YOUR OBJECTIVE.
Leaving out the pictures, retype all the material exactly.
_ _ _ _ _
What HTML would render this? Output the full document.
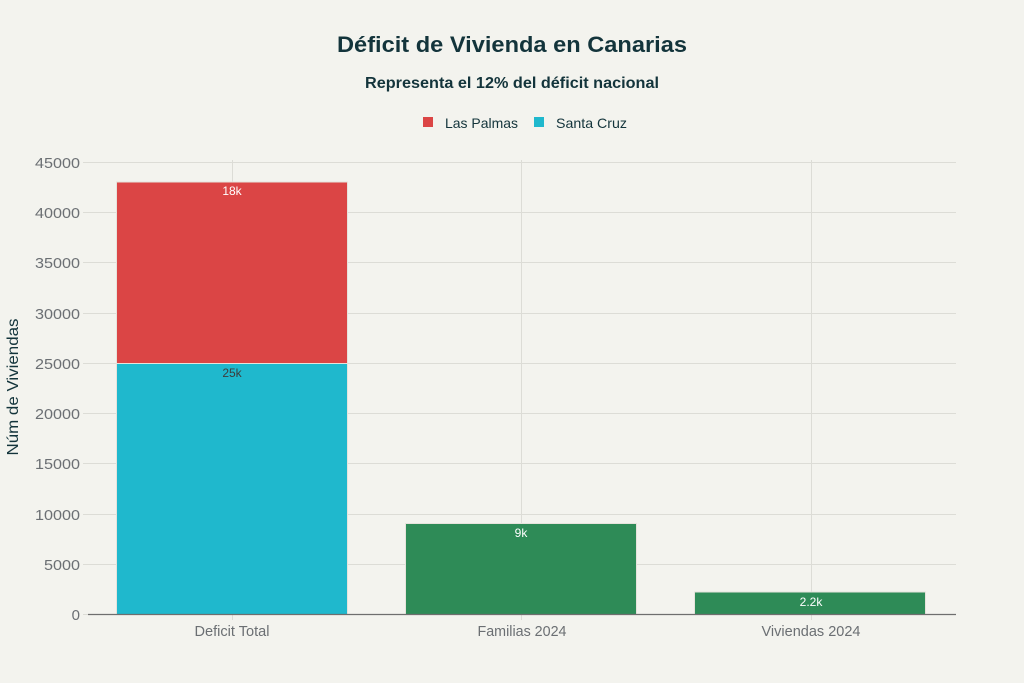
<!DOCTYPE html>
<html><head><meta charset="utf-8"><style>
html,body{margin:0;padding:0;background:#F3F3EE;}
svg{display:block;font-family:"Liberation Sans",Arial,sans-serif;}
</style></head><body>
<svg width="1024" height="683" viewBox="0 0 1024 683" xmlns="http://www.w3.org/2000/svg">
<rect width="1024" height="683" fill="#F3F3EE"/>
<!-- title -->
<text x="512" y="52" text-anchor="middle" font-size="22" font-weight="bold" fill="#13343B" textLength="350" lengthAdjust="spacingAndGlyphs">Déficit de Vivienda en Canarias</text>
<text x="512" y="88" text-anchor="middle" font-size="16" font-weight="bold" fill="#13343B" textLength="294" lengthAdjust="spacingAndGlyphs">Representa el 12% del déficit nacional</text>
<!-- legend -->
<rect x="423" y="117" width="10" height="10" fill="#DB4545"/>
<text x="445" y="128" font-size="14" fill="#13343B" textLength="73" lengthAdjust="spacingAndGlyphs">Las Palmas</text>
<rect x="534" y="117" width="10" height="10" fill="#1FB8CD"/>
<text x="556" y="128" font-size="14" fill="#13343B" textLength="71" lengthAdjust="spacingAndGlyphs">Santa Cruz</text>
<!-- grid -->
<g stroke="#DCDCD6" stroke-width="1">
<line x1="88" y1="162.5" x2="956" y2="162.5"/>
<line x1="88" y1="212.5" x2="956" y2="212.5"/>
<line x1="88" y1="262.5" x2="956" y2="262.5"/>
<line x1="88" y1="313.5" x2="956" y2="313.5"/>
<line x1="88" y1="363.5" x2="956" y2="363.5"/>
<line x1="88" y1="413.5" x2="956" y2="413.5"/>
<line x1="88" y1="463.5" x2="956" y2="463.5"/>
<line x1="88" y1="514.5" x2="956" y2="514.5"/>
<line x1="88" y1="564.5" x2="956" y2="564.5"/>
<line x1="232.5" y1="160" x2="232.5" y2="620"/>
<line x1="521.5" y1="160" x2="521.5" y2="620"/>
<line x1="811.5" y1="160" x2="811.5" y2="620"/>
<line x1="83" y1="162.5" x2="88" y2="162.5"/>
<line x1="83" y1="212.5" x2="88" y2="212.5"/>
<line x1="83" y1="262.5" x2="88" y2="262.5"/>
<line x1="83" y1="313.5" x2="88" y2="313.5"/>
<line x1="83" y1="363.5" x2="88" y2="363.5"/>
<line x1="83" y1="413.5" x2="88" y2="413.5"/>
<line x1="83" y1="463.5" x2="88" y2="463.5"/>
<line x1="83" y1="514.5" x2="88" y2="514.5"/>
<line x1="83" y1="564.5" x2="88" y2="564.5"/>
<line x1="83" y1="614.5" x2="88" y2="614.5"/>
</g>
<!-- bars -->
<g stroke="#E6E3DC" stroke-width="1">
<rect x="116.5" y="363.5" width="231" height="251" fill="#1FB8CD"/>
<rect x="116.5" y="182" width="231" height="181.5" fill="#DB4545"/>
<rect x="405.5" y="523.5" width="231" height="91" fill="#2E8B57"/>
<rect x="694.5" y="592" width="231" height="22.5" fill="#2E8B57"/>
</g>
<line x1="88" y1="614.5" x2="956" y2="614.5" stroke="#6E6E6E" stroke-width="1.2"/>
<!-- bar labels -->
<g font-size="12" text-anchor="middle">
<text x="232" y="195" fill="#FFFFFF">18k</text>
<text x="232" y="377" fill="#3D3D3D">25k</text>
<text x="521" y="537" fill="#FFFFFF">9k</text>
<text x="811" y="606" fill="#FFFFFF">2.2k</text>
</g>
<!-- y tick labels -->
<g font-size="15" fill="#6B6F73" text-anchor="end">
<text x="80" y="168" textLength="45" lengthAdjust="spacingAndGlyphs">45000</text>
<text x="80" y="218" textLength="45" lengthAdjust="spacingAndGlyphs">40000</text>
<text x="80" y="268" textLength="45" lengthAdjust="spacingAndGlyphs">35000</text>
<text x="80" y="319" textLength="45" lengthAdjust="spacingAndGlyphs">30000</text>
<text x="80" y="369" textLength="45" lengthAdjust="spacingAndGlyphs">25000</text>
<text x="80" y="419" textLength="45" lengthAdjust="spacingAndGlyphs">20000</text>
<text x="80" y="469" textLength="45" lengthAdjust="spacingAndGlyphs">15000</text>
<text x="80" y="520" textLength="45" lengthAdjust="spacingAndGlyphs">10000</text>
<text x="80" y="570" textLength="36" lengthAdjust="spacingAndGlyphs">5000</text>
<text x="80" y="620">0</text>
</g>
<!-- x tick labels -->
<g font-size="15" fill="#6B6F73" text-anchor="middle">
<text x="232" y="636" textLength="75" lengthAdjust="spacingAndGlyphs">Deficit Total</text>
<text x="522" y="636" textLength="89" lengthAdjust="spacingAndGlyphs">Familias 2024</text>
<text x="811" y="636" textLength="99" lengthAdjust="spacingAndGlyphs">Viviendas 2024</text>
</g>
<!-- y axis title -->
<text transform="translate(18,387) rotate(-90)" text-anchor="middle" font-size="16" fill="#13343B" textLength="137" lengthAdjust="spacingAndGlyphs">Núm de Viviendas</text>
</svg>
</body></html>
_ _ _ _ _
IN RESPONSE.
What HTML would render this? Output the full document.
<!DOCTYPE html>
<html><head><meta charset="utf-8"><style>
html,body{margin:0;padding:0;background:#F3F3EE;}
svg{display:block;font-family:"Liberation Sans",Arial,sans-serif;}
</style></head><body>
<svg width="1024" height="683" viewBox="0 0 1024 683" xmlns="http://www.w3.org/2000/svg">
<rect width="1024" height="683" fill="#F3F3EE"/>
<!-- title -->
<text x="512" y="52" text-anchor="middle" font-size="22" font-weight="bold" fill="#13343B" textLength="350" lengthAdjust="spacingAndGlyphs">Déficit de Vivienda en Canarias</text>
<text x="512" y="88" text-anchor="middle" font-size="16" font-weight="bold" fill="#13343B" textLength="294" lengthAdjust="spacingAndGlyphs">Representa el 12% del déficit nacional</text>
<!-- legend -->
<rect x="423" y="117" width="10" height="10" fill="#DB4545"/>
<text x="445" y="128" font-size="14" fill="#13343B" textLength="73" lengthAdjust="spacingAndGlyphs">Las Palmas</text>
<rect x="534" y="117" width="10" height="10" fill="#1FB8CD"/>
<text x="556" y="128" font-size="14" fill="#13343B" textLength="71" lengthAdjust="spacingAndGlyphs">Santa Cruz</text>
<!-- grid -->
<g stroke="#DCDCD6" stroke-width="1">
<line x1="88" y1="162.5" x2="956" y2="162.5"/>
<line x1="88" y1="212.5" x2="956" y2="212.5"/>
<line x1="88" y1="262.5" x2="956" y2="262.5"/>
<line x1="88" y1="313.5" x2="956" y2="313.5"/>
<line x1="88" y1="363.5" x2="956" y2="363.5"/>
<line x1="88" y1="413.5" x2="956" y2="413.5"/>
<line x1="88" y1="463.5" x2="956" y2="463.5"/>
<line x1="88" y1="514.5" x2="956" y2="514.5"/>
<line x1="88" y1="564.5" x2="956" y2="564.5"/>
<line x1="232.5" y1="160" x2="232.5" y2="620"/>
<line x1="521.5" y1="160" x2="521.5" y2="620"/>
<line x1="811.5" y1="160" x2="811.5" y2="620"/>
<line x1="83" y1="162.5" x2="88" y2="162.5"/>
<line x1="83" y1="212.5" x2="88" y2="212.5"/>
<line x1="83" y1="262.5" x2="88" y2="262.5"/>
<line x1="83" y1="313.5" x2="88" y2="313.5"/>
<line x1="83" y1="363.5" x2="88" y2="363.5"/>
<line x1="83" y1="413.5" x2="88" y2="413.5"/>
<line x1="83" y1="463.5" x2="88" y2="463.5"/>
<line x1="83" y1="514.5" x2="88" y2="514.5"/>
<line x1="83" y1="564.5" x2="88" y2="564.5"/>
<line x1="83" y1="614.5" x2="88" y2="614.5"/>
</g>
<!-- bars -->
<g stroke="#E6E3DC" stroke-width="1">
<rect x="116.5" y="363.5" width="231" height="251" fill="#1FB8CD"/>
<rect x="116.5" y="182" width="231" height="181.5" fill="#DB4545"/>
<rect x="405.5" y="523.5" width="231" height="91" fill="#2E8B57"/>
<rect x="694.5" y="592" width="231" height="22.5" fill="#2E8B57"/>
</g>
<line x1="88" y1="614.5" x2="956" y2="614.5" stroke="#6E6E6E" stroke-width="1.2"/>
<!-- bar labels -->
<g font-size="12" text-anchor="middle">
<text x="232" y="195" fill="#FFFFFF">18k</text>
<text x="232" y="377" fill="#3D3D3D">25k</text>
<text x="521" y="537" fill="#FFFFFF">9k</text>
<text x="811" y="606" fill="#FFFFFF">2.2k</text>
</g>
<!-- y tick labels -->
<g font-size="15" fill="#6B6F73" text-anchor="end">
<text x="80" y="168" textLength="45" lengthAdjust="spacingAndGlyphs">45000</text>
<text x="80" y="218" textLength="45" lengthAdjust="spacingAndGlyphs">40000</text>
<text x="80" y="268" textLength="45" lengthAdjust="spacingAndGlyphs">35000</text>
<text x="80" y="319" textLength="45" lengthAdjust="spacingAndGlyphs">30000</text>
<text x="80" y="369" textLength="45" lengthAdjust="spacingAndGlyphs">25000</text>
<text x="80" y="419" textLength="45" lengthAdjust="spacingAndGlyphs">20000</text>
<text x="80" y="469" textLength="45" lengthAdjust="spacingAndGlyphs">15000</text>
<text x="80" y="520" textLength="45" lengthAdjust="spacingAndGlyphs">10000</text>
<text x="80" y="570" textLength="36" lengthAdjust="spacingAndGlyphs">5000</text>
<text x="80" y="620">0</text>
</g>
<!-- x tick labels -->
<g font-size="15" fill="#6B6F73" text-anchor="middle">
<text x="232" y="636" textLength="75" lengthAdjust="spacingAndGlyphs">Deficit Total</text>
<text x="522" y="636" textLength="89" lengthAdjust="spacingAndGlyphs">Familias 2024</text>
<text x="811" y="636" textLength="99" lengthAdjust="spacingAndGlyphs">Viviendas 2024</text>
</g>
<!-- y axis title -->
<text transform="translate(18,387) rotate(-90)" text-anchor="middle" font-size="16" fill="#13343B" textLength="137" lengthAdjust="spacingAndGlyphs">Núm de Viviendas</text>
</svg>
</body></html>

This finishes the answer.